Exercise data:
───
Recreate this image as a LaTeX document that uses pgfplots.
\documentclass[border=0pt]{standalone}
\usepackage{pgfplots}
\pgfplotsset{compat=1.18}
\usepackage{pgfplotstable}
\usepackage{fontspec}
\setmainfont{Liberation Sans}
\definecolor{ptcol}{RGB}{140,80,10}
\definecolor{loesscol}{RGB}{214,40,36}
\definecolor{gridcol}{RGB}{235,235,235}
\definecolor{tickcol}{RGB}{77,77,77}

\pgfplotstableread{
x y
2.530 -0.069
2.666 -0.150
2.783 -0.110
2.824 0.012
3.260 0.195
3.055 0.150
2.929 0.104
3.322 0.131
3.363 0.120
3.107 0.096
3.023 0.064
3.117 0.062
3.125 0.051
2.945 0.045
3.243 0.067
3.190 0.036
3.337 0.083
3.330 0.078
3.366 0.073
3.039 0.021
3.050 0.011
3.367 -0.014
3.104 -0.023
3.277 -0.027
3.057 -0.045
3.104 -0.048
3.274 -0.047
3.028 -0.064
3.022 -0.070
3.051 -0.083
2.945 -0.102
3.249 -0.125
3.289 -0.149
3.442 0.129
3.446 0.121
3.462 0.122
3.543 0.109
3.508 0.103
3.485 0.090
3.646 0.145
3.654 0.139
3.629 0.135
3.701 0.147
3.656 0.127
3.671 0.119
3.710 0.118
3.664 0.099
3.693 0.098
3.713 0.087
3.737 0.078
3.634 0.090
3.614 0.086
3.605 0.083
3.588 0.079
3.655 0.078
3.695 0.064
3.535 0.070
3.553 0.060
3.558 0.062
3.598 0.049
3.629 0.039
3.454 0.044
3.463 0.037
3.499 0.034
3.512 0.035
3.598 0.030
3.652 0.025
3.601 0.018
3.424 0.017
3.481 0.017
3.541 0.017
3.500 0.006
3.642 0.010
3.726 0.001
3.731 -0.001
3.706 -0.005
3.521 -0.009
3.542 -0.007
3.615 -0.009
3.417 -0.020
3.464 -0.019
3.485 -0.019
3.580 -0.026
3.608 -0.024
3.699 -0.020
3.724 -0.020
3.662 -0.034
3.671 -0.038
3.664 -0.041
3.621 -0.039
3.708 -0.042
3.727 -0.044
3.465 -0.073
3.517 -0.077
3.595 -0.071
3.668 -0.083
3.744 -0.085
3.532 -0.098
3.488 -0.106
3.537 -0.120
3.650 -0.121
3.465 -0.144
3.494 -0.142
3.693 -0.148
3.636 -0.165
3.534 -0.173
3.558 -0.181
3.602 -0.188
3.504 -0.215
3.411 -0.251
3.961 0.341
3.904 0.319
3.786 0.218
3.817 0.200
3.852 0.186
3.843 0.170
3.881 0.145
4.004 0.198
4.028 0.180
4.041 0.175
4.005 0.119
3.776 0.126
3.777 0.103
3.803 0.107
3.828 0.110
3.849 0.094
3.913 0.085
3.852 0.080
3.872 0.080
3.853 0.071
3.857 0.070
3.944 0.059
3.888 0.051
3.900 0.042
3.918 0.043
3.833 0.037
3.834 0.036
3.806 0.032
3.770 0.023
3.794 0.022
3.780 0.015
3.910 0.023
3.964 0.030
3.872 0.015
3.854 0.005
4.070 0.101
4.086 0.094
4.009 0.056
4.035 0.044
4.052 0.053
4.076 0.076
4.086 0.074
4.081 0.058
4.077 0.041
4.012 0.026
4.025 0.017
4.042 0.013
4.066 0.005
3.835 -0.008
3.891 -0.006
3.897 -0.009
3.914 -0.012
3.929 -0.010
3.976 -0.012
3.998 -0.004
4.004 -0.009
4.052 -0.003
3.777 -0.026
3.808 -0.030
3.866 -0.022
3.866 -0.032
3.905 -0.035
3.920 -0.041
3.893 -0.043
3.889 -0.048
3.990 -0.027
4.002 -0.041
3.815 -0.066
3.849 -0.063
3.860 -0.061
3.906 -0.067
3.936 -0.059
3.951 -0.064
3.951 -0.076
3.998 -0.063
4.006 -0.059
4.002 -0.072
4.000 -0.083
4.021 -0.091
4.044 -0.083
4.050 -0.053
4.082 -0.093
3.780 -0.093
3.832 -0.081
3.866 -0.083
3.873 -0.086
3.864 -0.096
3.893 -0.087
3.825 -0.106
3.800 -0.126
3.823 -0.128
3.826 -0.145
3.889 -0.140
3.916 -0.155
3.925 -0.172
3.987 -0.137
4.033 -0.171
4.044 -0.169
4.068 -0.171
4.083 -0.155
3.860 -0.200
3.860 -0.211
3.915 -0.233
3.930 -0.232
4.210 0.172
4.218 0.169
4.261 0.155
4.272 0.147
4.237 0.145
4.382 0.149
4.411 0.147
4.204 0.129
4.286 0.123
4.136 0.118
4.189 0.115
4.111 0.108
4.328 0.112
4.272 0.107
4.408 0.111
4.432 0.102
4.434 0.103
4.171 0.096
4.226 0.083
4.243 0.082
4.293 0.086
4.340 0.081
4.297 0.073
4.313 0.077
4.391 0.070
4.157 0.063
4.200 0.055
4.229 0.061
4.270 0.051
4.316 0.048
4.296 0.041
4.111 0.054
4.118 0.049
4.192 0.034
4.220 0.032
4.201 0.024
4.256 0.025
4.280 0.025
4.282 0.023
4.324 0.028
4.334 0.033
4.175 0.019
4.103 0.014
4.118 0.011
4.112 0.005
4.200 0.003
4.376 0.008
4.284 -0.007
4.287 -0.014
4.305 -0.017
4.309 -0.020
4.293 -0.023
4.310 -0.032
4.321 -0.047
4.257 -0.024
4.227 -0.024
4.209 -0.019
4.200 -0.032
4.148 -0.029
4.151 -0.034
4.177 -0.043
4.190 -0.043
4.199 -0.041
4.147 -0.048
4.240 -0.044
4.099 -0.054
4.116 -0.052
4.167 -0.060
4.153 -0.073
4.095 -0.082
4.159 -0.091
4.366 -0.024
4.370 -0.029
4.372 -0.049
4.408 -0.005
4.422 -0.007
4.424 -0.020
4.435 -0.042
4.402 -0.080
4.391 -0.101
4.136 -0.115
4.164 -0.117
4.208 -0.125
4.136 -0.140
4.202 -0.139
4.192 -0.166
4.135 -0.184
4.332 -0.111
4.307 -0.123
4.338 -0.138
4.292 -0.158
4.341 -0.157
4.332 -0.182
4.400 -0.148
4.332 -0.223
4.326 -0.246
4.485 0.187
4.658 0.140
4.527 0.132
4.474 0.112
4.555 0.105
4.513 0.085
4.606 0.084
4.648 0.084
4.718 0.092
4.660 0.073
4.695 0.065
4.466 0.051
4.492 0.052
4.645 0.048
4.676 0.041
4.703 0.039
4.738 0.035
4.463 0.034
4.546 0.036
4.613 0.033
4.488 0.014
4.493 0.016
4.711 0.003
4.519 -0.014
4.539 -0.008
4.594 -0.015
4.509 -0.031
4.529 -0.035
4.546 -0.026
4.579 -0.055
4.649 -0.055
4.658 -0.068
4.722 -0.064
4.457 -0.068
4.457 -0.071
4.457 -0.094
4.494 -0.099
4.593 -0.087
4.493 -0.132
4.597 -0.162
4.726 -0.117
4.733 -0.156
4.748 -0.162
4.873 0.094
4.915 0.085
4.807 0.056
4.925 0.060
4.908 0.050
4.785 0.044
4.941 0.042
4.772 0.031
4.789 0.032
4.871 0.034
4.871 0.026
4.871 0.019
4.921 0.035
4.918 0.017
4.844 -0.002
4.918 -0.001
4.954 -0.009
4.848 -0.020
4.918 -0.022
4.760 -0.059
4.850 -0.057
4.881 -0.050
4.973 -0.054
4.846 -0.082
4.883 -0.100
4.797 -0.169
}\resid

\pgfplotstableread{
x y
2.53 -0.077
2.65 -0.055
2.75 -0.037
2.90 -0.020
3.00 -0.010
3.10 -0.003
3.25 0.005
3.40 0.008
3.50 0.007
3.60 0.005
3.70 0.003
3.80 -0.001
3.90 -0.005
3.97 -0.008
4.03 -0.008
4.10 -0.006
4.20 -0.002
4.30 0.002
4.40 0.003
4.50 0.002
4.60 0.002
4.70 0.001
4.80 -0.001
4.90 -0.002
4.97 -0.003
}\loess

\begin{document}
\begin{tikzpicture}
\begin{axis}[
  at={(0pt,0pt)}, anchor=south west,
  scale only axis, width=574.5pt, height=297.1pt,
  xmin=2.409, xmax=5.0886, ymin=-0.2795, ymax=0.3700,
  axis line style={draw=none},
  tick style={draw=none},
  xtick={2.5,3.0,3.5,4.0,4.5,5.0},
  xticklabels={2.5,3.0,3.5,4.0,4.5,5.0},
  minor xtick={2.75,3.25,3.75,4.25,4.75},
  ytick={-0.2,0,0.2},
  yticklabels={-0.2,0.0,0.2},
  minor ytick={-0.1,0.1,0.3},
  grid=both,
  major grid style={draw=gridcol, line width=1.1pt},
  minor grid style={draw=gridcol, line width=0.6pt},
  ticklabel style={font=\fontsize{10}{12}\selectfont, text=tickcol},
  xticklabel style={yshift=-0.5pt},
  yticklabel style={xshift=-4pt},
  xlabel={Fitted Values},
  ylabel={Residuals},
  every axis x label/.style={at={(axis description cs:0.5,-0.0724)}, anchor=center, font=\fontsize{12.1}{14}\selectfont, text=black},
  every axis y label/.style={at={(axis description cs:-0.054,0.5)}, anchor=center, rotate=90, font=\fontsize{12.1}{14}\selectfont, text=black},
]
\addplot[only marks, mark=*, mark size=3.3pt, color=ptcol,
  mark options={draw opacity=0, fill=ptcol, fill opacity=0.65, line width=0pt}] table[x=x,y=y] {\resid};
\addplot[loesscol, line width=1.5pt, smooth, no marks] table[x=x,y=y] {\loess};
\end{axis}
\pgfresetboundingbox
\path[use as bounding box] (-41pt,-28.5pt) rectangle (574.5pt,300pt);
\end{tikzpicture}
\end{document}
───
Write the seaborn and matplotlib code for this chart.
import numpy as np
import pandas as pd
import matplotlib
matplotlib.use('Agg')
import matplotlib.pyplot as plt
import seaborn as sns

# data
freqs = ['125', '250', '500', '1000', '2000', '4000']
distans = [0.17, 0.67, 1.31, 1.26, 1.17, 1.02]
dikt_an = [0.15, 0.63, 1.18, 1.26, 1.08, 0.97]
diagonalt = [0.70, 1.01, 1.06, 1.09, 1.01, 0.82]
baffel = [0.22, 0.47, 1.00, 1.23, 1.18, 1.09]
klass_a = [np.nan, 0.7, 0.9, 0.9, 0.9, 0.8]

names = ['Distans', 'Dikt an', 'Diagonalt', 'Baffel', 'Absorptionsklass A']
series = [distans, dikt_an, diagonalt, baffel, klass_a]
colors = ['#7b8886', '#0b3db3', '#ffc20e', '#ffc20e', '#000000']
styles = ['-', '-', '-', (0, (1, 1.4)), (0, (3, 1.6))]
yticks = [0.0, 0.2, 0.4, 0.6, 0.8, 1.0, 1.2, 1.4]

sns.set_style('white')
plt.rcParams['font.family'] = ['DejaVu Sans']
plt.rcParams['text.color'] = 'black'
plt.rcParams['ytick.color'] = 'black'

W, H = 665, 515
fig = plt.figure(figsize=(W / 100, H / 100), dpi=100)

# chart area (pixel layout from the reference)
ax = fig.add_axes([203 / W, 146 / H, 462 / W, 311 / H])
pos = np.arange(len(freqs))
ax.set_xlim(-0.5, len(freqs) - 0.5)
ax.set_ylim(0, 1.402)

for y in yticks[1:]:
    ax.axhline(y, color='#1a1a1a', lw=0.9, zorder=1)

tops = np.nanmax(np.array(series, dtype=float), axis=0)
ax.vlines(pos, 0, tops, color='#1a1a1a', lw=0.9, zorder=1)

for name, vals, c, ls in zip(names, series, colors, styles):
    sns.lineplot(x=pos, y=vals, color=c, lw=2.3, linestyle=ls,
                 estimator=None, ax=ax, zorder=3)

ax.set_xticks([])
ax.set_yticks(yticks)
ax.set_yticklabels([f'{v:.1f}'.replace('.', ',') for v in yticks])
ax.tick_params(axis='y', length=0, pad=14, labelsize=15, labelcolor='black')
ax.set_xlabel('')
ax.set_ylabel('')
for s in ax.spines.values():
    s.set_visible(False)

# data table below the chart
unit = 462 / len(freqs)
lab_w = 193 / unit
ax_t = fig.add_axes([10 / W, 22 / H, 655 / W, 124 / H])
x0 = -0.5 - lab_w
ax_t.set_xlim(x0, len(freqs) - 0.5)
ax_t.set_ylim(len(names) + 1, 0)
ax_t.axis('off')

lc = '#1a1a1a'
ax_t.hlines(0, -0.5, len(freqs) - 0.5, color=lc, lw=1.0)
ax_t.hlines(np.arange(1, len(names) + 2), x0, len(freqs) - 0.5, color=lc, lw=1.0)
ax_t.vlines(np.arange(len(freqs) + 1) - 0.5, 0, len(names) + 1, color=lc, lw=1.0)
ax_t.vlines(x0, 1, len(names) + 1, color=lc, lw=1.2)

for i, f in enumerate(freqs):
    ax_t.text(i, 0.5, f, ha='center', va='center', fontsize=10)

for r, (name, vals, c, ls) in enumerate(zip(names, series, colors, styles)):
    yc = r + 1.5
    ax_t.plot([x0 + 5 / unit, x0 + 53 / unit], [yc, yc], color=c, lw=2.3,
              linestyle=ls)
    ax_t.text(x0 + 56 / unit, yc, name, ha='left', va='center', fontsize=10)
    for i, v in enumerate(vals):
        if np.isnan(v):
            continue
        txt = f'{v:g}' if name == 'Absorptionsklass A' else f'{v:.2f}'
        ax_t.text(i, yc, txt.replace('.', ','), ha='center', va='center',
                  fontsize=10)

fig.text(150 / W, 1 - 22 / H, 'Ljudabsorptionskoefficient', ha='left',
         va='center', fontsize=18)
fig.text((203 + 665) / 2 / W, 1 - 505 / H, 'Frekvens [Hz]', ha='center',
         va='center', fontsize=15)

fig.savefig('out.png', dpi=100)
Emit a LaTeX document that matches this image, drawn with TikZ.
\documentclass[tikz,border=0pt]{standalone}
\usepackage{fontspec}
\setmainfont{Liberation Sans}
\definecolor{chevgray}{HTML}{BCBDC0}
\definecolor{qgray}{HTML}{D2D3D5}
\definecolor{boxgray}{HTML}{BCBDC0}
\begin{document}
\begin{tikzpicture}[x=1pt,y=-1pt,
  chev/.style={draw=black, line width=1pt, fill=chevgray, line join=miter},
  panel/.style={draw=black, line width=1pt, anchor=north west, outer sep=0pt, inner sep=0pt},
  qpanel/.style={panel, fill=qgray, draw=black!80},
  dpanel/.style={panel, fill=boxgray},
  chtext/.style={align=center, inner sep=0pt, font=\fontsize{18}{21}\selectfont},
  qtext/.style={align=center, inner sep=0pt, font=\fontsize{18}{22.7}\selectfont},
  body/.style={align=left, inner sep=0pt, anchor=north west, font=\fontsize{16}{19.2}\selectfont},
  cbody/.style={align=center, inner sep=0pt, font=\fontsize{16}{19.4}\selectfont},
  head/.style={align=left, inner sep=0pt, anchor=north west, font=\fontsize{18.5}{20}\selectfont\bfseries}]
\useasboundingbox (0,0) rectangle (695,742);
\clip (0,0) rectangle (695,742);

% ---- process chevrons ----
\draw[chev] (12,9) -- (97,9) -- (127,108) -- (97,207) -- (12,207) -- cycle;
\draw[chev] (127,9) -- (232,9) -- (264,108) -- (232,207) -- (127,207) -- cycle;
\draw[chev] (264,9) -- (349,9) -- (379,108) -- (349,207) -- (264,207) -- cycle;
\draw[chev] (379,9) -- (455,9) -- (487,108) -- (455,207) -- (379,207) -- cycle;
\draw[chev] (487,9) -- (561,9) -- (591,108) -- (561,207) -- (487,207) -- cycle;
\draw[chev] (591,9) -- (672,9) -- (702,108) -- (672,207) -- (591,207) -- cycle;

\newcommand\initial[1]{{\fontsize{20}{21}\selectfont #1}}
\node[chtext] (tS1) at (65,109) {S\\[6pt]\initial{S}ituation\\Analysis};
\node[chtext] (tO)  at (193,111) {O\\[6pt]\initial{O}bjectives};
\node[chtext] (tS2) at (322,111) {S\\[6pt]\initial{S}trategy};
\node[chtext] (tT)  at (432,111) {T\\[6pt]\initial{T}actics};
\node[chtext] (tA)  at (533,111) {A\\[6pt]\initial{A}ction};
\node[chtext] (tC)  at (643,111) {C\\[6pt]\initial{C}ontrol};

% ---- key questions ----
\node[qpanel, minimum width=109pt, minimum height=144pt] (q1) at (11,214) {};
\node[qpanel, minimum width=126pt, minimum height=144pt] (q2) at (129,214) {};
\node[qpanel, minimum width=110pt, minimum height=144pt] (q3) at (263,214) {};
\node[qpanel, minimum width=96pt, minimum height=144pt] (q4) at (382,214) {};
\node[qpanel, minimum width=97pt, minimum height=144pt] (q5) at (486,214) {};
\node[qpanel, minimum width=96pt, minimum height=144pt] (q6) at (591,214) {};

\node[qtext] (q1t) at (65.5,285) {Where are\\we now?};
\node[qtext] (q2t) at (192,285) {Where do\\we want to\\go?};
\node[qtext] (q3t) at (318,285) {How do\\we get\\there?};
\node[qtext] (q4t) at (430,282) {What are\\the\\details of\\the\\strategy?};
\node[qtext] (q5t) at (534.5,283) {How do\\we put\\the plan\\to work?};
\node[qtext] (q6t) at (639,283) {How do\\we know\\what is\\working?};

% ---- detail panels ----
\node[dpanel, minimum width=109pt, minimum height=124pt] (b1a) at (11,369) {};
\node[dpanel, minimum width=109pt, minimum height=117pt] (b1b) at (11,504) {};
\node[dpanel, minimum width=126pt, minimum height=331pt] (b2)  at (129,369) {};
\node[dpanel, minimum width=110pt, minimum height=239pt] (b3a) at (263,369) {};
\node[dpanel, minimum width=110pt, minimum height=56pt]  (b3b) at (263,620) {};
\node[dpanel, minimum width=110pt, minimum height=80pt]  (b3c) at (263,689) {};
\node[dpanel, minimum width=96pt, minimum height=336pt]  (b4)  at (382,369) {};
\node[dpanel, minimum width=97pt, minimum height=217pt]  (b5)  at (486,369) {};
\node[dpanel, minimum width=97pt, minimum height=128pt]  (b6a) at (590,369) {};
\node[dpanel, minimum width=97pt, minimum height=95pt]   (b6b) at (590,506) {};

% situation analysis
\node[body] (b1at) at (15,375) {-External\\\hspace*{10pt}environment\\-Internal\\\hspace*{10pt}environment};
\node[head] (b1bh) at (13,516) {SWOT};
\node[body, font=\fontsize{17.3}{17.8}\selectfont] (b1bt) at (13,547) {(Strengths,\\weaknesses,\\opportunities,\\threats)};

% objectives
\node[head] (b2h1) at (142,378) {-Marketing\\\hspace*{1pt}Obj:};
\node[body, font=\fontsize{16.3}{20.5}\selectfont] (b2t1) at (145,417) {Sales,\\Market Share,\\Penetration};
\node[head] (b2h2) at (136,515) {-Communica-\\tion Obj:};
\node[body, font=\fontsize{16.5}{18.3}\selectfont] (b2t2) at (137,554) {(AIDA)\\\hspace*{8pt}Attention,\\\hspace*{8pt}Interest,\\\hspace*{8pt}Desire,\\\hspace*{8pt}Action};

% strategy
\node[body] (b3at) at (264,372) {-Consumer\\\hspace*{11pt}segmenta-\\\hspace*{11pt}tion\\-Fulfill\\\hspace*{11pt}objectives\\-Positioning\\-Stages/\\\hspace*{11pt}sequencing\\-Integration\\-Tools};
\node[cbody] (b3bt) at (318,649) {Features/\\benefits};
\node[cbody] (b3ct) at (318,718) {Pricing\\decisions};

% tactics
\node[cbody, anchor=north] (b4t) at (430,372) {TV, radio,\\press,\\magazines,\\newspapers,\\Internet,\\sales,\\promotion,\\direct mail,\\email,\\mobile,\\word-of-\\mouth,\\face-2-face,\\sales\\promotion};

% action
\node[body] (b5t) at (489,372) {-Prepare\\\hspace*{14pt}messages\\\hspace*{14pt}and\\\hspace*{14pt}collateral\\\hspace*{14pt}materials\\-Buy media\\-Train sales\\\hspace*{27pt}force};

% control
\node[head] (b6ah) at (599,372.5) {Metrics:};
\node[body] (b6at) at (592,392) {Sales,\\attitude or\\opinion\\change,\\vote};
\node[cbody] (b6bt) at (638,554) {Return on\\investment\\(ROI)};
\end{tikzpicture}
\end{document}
───
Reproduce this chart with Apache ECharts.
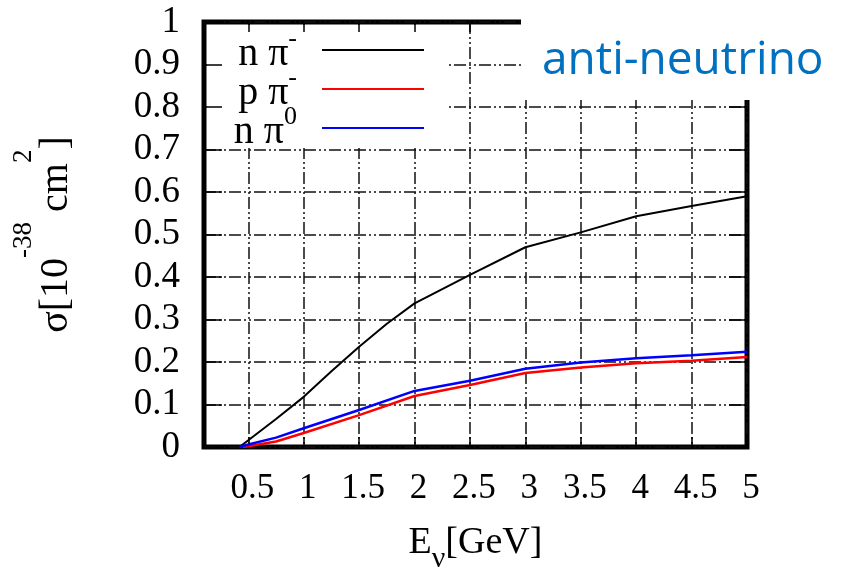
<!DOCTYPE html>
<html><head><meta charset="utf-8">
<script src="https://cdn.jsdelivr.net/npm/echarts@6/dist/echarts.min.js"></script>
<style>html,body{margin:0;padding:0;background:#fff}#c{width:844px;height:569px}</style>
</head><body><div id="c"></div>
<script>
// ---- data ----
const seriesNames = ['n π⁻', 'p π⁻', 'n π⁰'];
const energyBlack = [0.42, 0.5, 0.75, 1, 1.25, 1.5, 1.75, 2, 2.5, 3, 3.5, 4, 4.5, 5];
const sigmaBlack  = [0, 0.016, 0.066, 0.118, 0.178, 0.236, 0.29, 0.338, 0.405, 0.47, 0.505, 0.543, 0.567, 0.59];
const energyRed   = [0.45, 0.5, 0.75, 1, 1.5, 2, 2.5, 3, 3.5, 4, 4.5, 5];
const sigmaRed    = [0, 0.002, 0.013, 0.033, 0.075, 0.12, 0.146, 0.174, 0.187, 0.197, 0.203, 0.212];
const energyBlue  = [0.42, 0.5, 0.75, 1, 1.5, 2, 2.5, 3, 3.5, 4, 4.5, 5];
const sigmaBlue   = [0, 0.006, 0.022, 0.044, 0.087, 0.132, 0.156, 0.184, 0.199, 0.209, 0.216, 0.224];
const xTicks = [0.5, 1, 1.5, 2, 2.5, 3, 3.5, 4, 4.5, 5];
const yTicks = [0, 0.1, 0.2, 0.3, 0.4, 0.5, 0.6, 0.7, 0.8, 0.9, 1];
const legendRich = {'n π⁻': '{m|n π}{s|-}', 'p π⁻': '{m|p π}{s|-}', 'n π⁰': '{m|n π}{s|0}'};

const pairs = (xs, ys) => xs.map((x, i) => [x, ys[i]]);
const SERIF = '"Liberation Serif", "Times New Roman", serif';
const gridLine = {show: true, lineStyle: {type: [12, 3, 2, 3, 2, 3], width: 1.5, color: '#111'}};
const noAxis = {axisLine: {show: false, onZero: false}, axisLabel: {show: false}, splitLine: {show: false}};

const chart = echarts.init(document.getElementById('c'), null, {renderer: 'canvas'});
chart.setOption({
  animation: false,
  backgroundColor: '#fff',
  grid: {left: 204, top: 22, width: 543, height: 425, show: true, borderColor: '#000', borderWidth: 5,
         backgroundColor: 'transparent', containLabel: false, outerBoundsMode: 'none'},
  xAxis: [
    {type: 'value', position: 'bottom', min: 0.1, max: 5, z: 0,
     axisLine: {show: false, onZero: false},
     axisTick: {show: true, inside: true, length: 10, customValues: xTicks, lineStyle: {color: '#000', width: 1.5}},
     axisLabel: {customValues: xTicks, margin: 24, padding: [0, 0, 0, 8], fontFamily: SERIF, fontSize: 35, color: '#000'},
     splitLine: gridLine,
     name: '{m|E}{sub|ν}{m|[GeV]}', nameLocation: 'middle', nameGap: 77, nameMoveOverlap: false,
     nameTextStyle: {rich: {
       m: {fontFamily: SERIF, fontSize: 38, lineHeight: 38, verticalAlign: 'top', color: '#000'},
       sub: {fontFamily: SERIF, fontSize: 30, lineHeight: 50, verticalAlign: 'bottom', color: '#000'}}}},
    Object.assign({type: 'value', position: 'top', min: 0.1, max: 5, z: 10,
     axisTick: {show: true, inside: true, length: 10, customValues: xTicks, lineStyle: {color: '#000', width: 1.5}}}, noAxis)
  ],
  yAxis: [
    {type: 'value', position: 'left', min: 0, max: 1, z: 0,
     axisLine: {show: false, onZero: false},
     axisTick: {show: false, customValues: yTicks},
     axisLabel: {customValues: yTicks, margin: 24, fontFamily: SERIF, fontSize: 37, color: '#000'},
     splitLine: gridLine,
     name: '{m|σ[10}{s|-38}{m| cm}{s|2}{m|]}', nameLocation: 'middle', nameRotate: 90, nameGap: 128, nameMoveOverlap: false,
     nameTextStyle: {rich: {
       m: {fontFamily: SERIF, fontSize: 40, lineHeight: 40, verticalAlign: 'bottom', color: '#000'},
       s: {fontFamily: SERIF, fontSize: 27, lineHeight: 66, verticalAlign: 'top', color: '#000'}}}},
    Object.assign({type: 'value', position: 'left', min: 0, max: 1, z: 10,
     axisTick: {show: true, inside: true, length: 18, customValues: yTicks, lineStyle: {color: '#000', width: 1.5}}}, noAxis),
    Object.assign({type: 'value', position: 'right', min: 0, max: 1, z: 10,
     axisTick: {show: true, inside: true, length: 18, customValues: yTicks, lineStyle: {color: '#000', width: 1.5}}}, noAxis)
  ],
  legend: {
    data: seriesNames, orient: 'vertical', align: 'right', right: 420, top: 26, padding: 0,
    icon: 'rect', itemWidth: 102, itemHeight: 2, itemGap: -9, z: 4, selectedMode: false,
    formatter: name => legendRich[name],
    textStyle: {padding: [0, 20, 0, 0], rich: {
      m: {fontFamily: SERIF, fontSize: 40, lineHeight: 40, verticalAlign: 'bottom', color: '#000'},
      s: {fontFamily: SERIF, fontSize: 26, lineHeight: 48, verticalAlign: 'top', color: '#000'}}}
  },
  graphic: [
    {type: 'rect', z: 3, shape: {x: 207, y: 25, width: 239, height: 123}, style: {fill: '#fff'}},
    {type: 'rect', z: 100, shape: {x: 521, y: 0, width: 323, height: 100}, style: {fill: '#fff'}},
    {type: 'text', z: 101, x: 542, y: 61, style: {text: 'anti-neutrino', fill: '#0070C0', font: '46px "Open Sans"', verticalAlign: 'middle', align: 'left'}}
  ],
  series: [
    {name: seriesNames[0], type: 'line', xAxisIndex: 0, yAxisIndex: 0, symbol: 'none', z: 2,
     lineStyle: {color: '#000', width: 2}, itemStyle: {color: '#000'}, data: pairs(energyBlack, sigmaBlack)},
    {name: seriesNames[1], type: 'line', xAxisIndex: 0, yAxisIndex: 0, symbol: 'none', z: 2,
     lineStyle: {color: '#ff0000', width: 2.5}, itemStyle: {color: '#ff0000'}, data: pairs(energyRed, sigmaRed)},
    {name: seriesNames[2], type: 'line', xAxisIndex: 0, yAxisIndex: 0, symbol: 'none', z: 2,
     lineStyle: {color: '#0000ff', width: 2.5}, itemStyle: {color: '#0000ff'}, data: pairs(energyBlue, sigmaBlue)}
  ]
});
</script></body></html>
───
Set task: Everything from the line that contains "Write the seaborn" to the line that contains "ax.vlines(pos, 0, tops, color='#1a1a1a', lw=0.9, zorder=1)" must be transcribed exactly, both end lines included.

Answer for the task:
Write the seaborn and matplotlib code for this chart.
import numpy as np
import pandas as pd
import matplotlib
matplotlib.use('Agg')
import matplotlib.pyplot as plt
import seaborn as sns

# data
freqs = ['125', '250', '500', '1000', '2000', '4000']
distans = [0.17, 0.67, 1.31, 1.26, 1.17, 1.02]
dikt_an = [0.15, 0.63, 1.18, 1.26, 1.08, 0.97]
diagonalt = [0.70, 1.01, 1.06, 1.09, 1.01, 0.82]
baffel = [0.22, 0.47, 1.00, 1.23, 1.18, 1.09]
klass_a = [np.nan, 0.7, 0.9, 0.9, 0.9, 0.8]

names = ['Distans', 'Dikt an', 'Diagonalt', 'Baffel', 'Absorptionsklass A']
series = [distans, dikt_an, diagonalt, baffel, klass_a]
colors = ['#7b8886', '#0b3db3', '#ffc20e', '#ffc20e', '#000000']
styles = ['-', '-', '-', (0, (1, 1.4)), (0, (3, 1.6))]
yticks = [0.0, 0.2, 0.4, 0.6, 0.8, 1.0, 1.2, 1.4]

sns.set_style('white')
plt.rcParams['font.family'] = ['DejaVu Sans']
plt.rcParams['text.color'] = 'black'
plt.rcParams['ytick.color'] = 'black'

W, H = 665, 515
fig = plt.figure(figsize=(W / 100, H / 100), dpi=100)

# chart area (pixel layout from the reference)
ax = fig.add_axes([203 / W, 146 / H, 462 / W, 311 / H])
pos = np.arange(len(freqs))
ax.set_xlim(-0.5, len(freqs) - 0.5)
ax.set_ylim(0, 1.402)

for y in yticks[1:]:
    ax.axhline(y, color='#1a1a1a', lw=0.9, zorder=1)

tops = np.nanmax(np.array(series, dtype=float), axis=0)
ax.vlines(pos, 0, tops, color='#1a1a1a', lw=0.9, zorder=1)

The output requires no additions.